9 Kasım 2025 Pazar

eksilmenin estetiği: fotoğraflarda unutulan zamanın izleri

Eski fotoğraflar, yalnızca geçmişin görsel belgeleri değildir; onlar, zamanın kendisini yonttuğu sessiz taşlardır. Her karede, bir anın donmuş hali değil, eksilmiş bir varlığın yankısı vardır. Gülümseyen yüzlerin ardında artık gülmeyen ağızlar, çocuk bedenlerinde büyümüş ruhlar, ve gözlerin içine sinmiş zamanın tortusu saklıdır. Fotoğraf, varlığın değil, yokluğun tanığıdır; çünkü her bakışta, artık olmayan bir şeye bakarız.

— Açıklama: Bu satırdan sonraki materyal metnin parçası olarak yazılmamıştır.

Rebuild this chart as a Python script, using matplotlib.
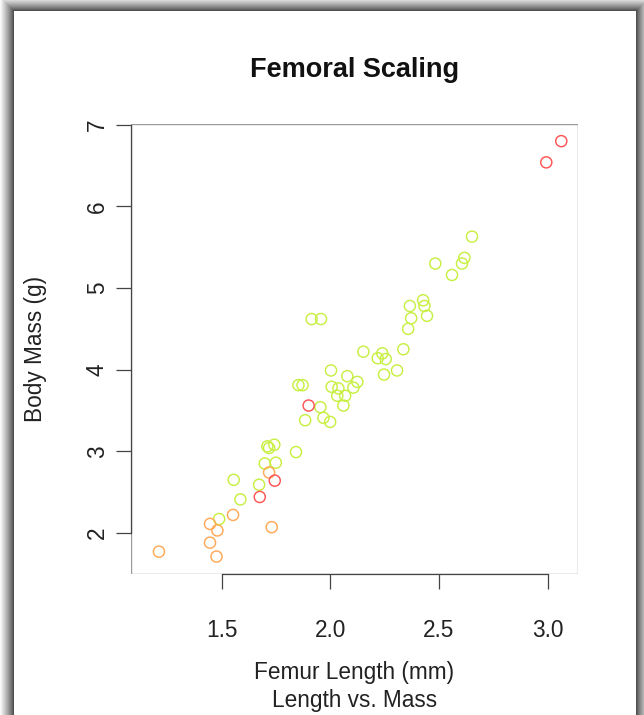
"""Femoral scaling scatter: femur length vs body mass, coloured by group."""
import matplotlib
matplotlib.use("Agg")
import matplotlib.pyplot as plt
from matplotlib.patches import Rectangle

plt.rcParams["font.family"] = ["Liberation Sans", "DejaVu Sans"]

# ---- data ----
red_len = [3.063, 2.994, 1.900, 1.744, 1.675]
red_mass = [6.80, 6.54, 3.56, 2.64, 2.44]

orange_len = [1.718, 1.552, 1.446, 1.480, 1.730, 1.446, 1.476, 1.211]
orange_mass = [2.74, 2.22, 2.11, 2.03, 2.07, 1.88, 1.71, 1.77]

green_len = [2.652, 2.483, 2.617, 2.606, 2.560, 2.427, 2.433, 2.366, 2.445,
             2.372, 2.358, 2.336, 2.152, 2.239, 2.218, 2.255, 1.914, 1.957,
             2.247, 2.307, 2.003, 2.078, 2.124, 2.106, 2.006, 2.037, 2.032,
             2.068, 2.060, 1.853, 1.872, 1.954, 1.968, 1.999, 1.884, 1.710,
             1.718, 1.742, 1.842, 1.698, 1.749, 1.555, 1.672, 1.586, 1.488]
green_mass = [5.63, 5.30, 5.37, 5.30, 5.16, 4.85, 4.78, 4.78, 4.66,
              4.63, 4.50, 4.25, 4.22, 4.20, 4.14, 4.13, 4.62, 4.62,
              3.94, 3.99, 3.99, 3.92, 3.85, 3.78, 3.79, 3.77, 3.68,
              3.68, 3.56, 3.81, 3.81, 3.54, 3.41, 3.36, 3.38, 3.06,
              3.04, 3.08, 2.99, 2.85, 2.86, 2.65, 2.59, 2.41, 2.17]

x_ticks = [1.5, 2.0, 2.5, 3.0]
x_ticklabels = ["1.5", "2.0", "2.5", "3.0"]
y_ticks = [2, 3, 4, 5, 6, 7]
y_ticklabels = ["2", "3", "4", "5", "6", "7"]

W, H = 644, 715
fig = plt.figure(figsize=(W / 100, H / 100), dpi=100)
fig.patch.set_facecolor("white")

# window frame with soft shadow (screenshot look)
bg = fig.add_axes([0, 0, 1, 1], zorder=-10)
bg.set_xlim(0, W)
bg.set_ylim(H, 0)
bg.axis("off")
n_shadow = 14
for i in range(n_shadow, 0, -1):
    g = 0.22 + 0.76 * (i / n_shadow) ** 0.8
    bg.add_patch(Rectangle((14 - i, 11 - i), 622 + 2 * i, 900,
                           facecolor=(g, g, g), edgecolor="none"))
bg.add_patch(Rectangle((14, 11), 622, 900, facecolor="white", edgecolor="none"))

# main plot region
left, right, top, bottom = 130.5, 578, 124, 574
ax = fig.add_axes([left / W, 1 - bottom / H, (right - left) / W, (bottom - top) / H])
ax.set_facecolor("none")

mk = dict(s=64, facecolors="none", linewidths=1.05)
ax.scatter(green_len, green_mass, edgecolors="#c8ef44", **mk)
ax.scatter(orange_len, orange_mass, edgecolors="#ffa958", **mk)
ax.scatter(red_len, red_mass, edgecolors="#ff5555", **mk)

ax.set_xlim(1.08, 3.14)
ax.set_ylim(1.496, 7.01)

# light box plus darker axis lines spanning the ticks
ax.add_patch(Rectangle((0, 0), 1, 1, transform=ax.transAxes, fill=False,
                       edgecolor="#9a9a9a", linewidth=1.0, zorder=0))
for side in ["top", "right"]:
    ax.spines[side].set_visible(False)
ax.spines["left"].set_bounds(2, 7)
ax.spines["bottom"].set_bounds(1.5, 3.0)
for side in ["left", "bottom"]:
    ax.spines[side].set_color("#444444")
    ax.spines[side].set_linewidth(0.9)

ax.set_xticks(x_ticks)
ax.set_xticklabels(x_ticklabels)
ax.set_yticks(y_ticks)
ax.set_yticklabels(y_ticklabels, rotation=90, va="center")
ax.tick_params(axis="both", length=10.5, width=0.9, color="#444444",
               labelsize=16.3, labelcolor="#222222")
ax.tick_params(axis="x", pad=22)
ax.tick_params(axis="y", pad=5)

cx = (left + right) / 2
fig.text(cx / W, 1 - 70 / H, "Femoral Scaling", ha="center", va="center",
         fontsize=19.5, fontweight="bold", color="#111111")
fig.text(cx / W, 1 - 672 / H, "Femur Length (mm)", ha="center", va="center",
         fontsize=16.3, color="#222222")
fig.text(cx / W, 1 - 700 / H, "Length vs. Mass", ha="center", va="center",
         fontsize=16.3, color="#222222")
fig.text(36 / W, 1 - 349 / H, "Body Mass (g)", ha="center", va="center",
         rotation=90, fontsize=16.3, color="#222222")

fig.savefig("out.png", dpi=100)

Eksilmek, insanın en kadim deneyimidir. Hafızamız, hatırladıklarımızdan çok, unuttuklarımızla şekillenir. Eski fotoğraflara bakarken, sadece geçmişi değil, geçmişin bizde bıraktığı boşluğu da görürüz. O boşluk, varoluşun en derin çatlağıdır; çünkü insan, eksildikçe kendini tanır. Her eksilme, bir farkındalık doğurur: kim olduğumuzu değil, kim olmadığımızı öğreniriz.

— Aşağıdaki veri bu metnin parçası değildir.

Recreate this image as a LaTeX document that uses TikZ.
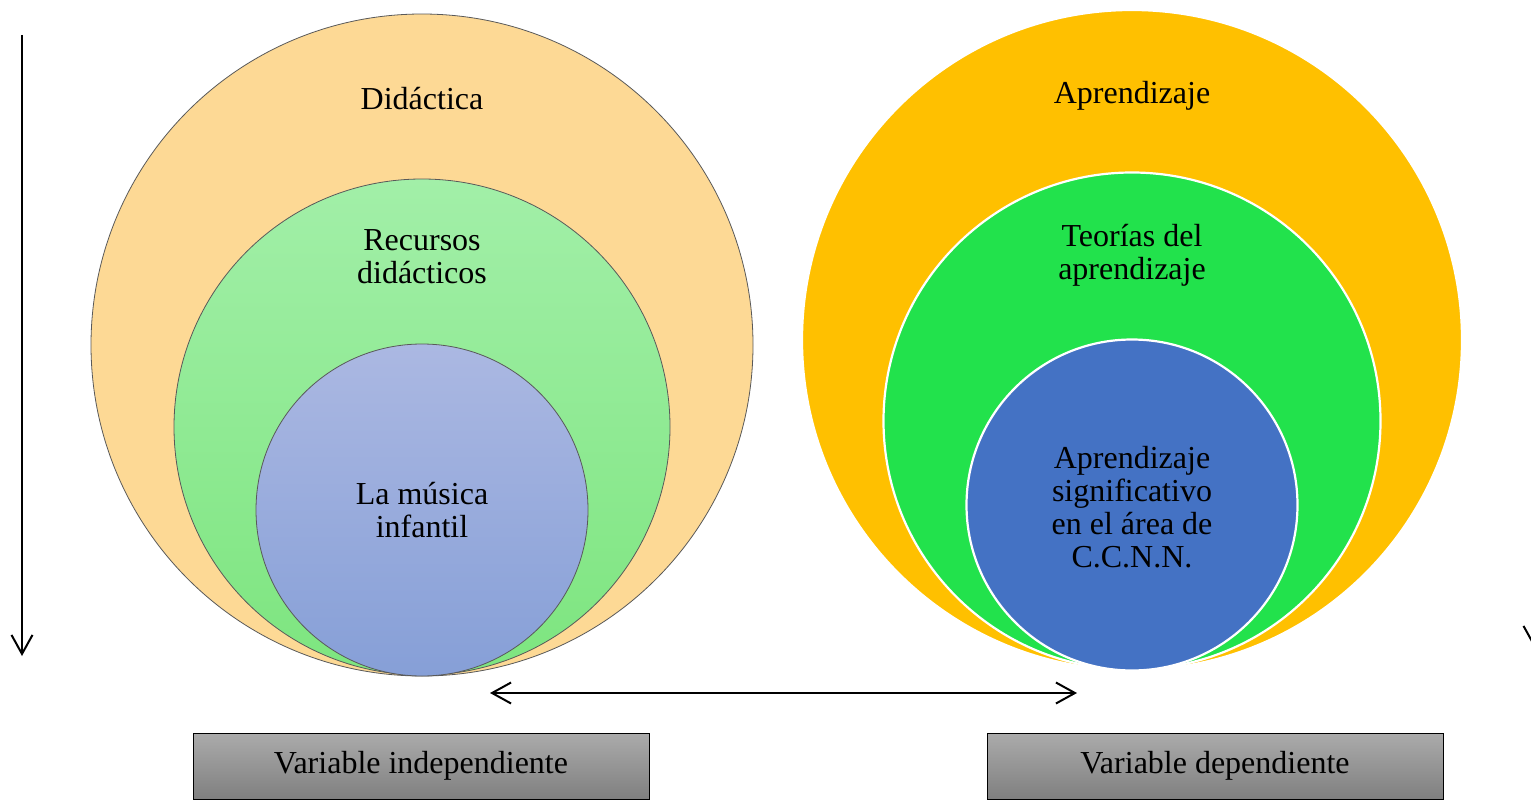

Fotoğraflar, zamanın felsefi bir eleştirisidir. Onlar, "şimdi"nin geçiciliğini ve "geçmiş"in sabitliğini sorgular. Bir fotoğrafa ne kadar uzun bakarsak, o kadar çok eksiliriz; çünkü o görüntüdeki biz, artık biz değilizdir. Bu yüzden fotoğraflar, varlığın değil, zamanın metafiziğini taşır. Onlar, Heidegger’in “zaman içinde varlık” düşüncesini somutlaştırır; çünkü her kare, varlığın zamanla nasıl eridiğini gösterir.

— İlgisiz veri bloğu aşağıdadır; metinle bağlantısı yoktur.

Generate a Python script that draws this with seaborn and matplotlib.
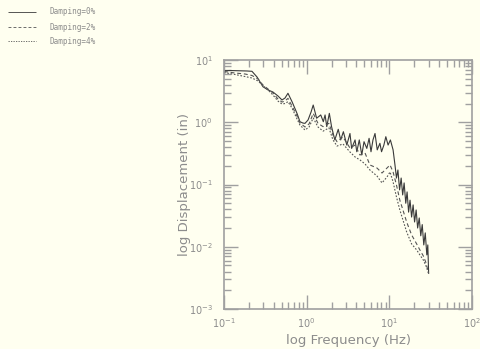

Ve biz, eksildikçe çoğalırız. Çünkü eksilmek, bir tür arınmadır; fazlalıklardan, yanılsamalardan, geçmişin yüklerinden kurtulmak. Eski fotoğraflar, bu arınmanın sessiz tanıklarıdır. Onlara bakarken, sadece geçmişi değil, kendimizi de yeniden kurarız. Eksilmek, bir yok oluş değil; bir yeniden doğuştur. Ve belki de en hakiki varoluş, eksildikten sonra kalan şeydir.